Lightly brush the bottom of a flour tortilla with olive oil (for browning) and plop it in a hot skillet.

Plop half the chicken mixture on top. 

Add another oiled tortilla on top of that and carefully flip the whole thing once the cheese is partially melted.

When the cheese is fully melted, remove from the heat and slice it up like a pizza.  Then do the same thing all over again.  Makes two.  Serve them with sour cream and/or guacamole.  Mmm, lazy dinners …

MishMash Curry

The Pie wanted a curry for dinner on Sunday night, so, because I like him and stuff, I made him one.  Didn’t have all the ingredients I wanted (like fresh herbs, for one), but it turned out all right.  It’s a good curry for cleaning out your fridge.  But most curries are, of course.

I chopped up a bunch of vegetables, all nice and thin so they would cook quickly: carrots, broccoli, mushrooms, and tiny potatoes.

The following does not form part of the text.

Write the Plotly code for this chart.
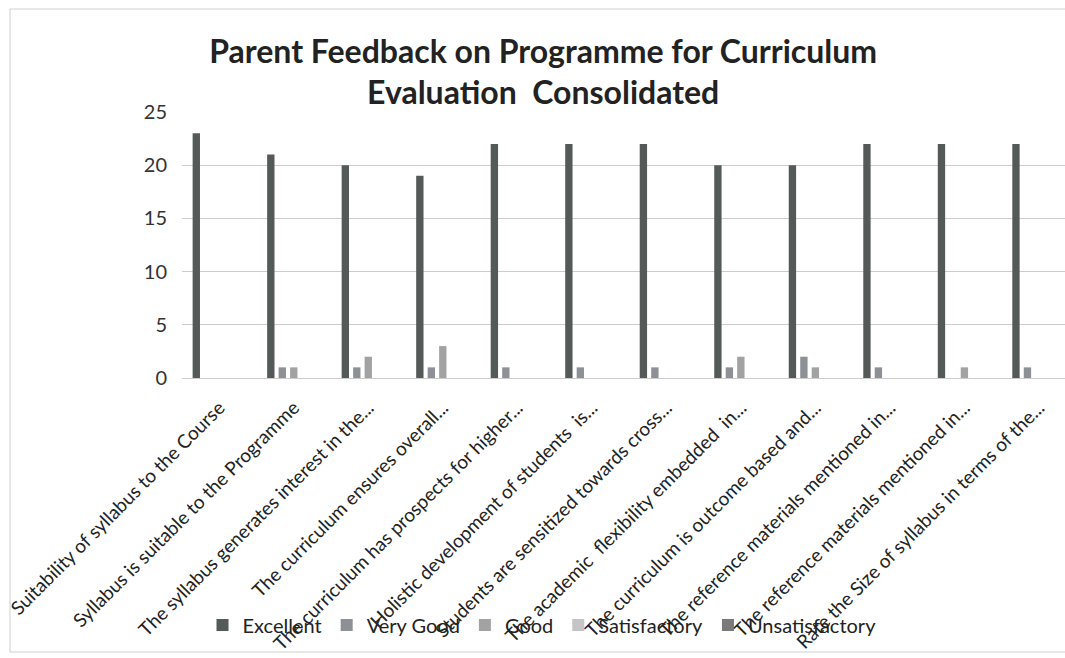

Cube up as well some chicken breasts.  Remember that you can cut meat with more accuracy (like thinner slices or smaller cubes) if the meat is still slightly frozen at the time.  Not totally frozen (because that will ruin your knives), but still firm and icy.

Heat a tablespoon or so of oil in a pan on high and drop in the chicken to brown.

Add in some spices, to taste.  I added in here some garlic, ginger, and yellow curry, then added in extra cumin, corriander, and turmeric.  I would have added cardamom as well but I didn’t have any.

When the chicken has browned but not completely cooked through, reduce the heat and add a can of coconut milk

Bring the milk to a simmer and add in your vegetables, and cook until the veggies are as tender as you like them.

Serve over na’an with a dollop of plain yogurt or raita for cooling purposes.

Plenty left for me for lunch tomorrow!